Dennoch: ein Kriegerdenkmal erneuert, die Pazifistin beiseite geräumt - was in Wiederau geschah, scheint zur verbreiteten Denkmalsstürmerei der frühen 90er Jahre zu passen, als reihenweise Ikonen des DDR-Geschichtsbilds beseitigt wurden. Freilich: Ganz so einfach liegen die Dinge in Wiederau nicht. Tatsächlich wurde der Skulptur Zetkins übel mitgespielt: Sie wurde umgestürzt, beschmiert, schließlich in einem Gebüsch abgeladen, »wo die Vögel auf sie kackten«, sagt Scheffler. Die Kommunalpolitik indes trug derlei Verunglimpfung nicht mit - weil »die Clara das nicht verdient«, sagt der Bürgermeister und setzt zu einer Lobrede auf die berühmteste Tochter des Ortes an, die zwar nicht in allen Details historisch korrekt ist, aber ein anhaltend inniges Verhältnis zu Zetkin offenbart: Sie sei, weil sie als Kämpferin für die Rechte der Frau bei der SPD nicht genügend Mitstreiter gefunden habe, in der KPD gelandet, sagt Scheffler und fügt an: »Das, wofür sie kämpfte, war etwas Gutes.«

Also ließ Scheffler die Plastik aus dem Gebüsch holen - und im kleinen Garten neben dem Haus ihrer Kindheit aufstellen, in dem eine vom Heimat- und Naturverein betreute Ausstellung heute liebevoll und umfassend über Zetkins Leben und Ideen informiert. An ihrem neuen Standort fällt sie den Reisenden auf der B 107 ins Auge - und ist zugleich, wie Scheffler anmerkt, vor Beschädigungen geschützt, weil der Weg in den Garten durch das Museum führt.

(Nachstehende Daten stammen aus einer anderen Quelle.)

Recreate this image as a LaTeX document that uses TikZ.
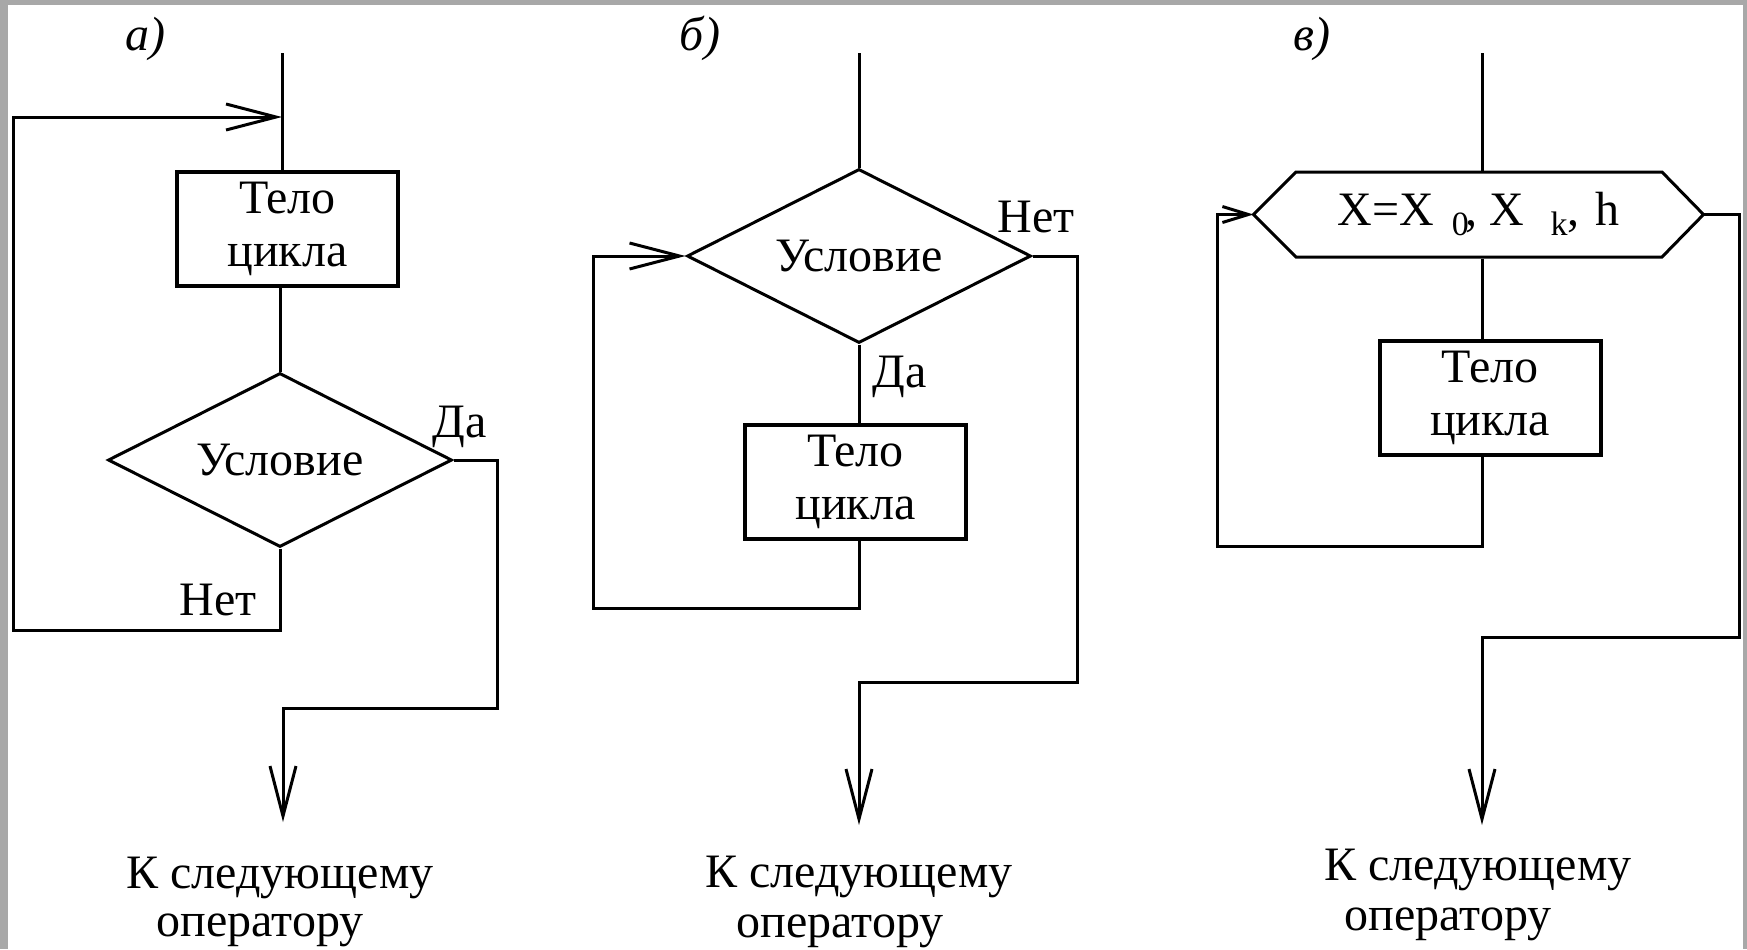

Das an ihrer Stelle errichtete Kriegerdenkmal, auf das Zetkin milde herabschaut, versteht man in Wiederau heute als Erinnerungsort für die Toten - die freilich nicht einem abstrakten tragischen Schicksal zum Opfer gefallen seien, sondern einem »Raubkrieg«, wie Scheffler klarstellt. Auch er hat einen Vorfahren unter den Toten: Paul Fuhrmann, seinen Großvater. Als dieser am 3. November 1916 in der Schlacht an der Somme fiel, war seine Tochter - Schefflers Mutter - gerade mal ein Jahr alt.

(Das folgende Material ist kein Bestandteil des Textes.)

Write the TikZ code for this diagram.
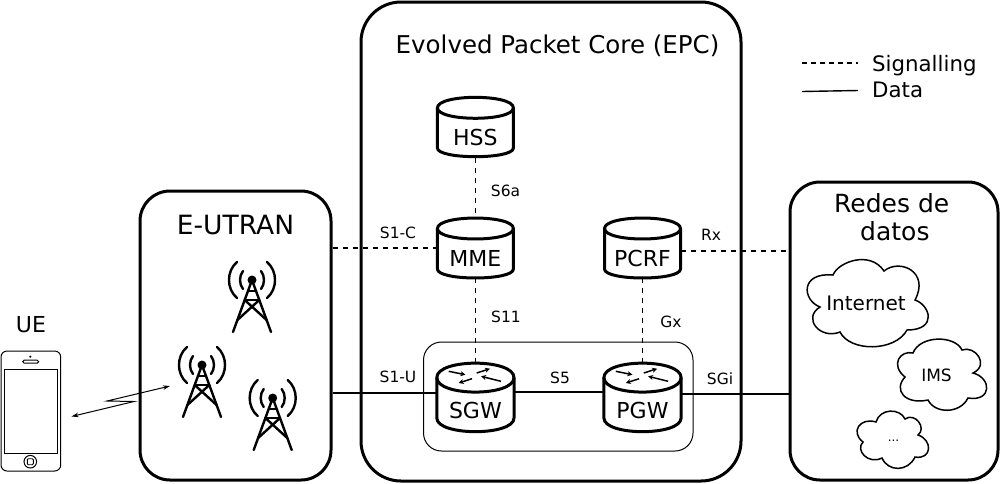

Im Jahr, als die junge Frau 24 wurde, brach Deutschland dann den nächsten Raubkrieg vom Zaun, einen Krieg, den manche als Revanche für die toten »Helden« des Ersten Weltkriegs verstanden. Für den politischen Größenwahn zahlten erneut viele mit ihrem Leben. Aus Wiederau ließen 111 Männer als Soldaten ihr Leben, jeder zehnte Dorfbewohner. An sie und die vielen anderen Opfer des Gemetzels erinnert heute ein kleiner Gedenkstein, der unterhalb des Denkmals für die Toten von 1914-18 in den Rasen eingelassen ist. Auf die Nennung der Namen wurde verzichtet.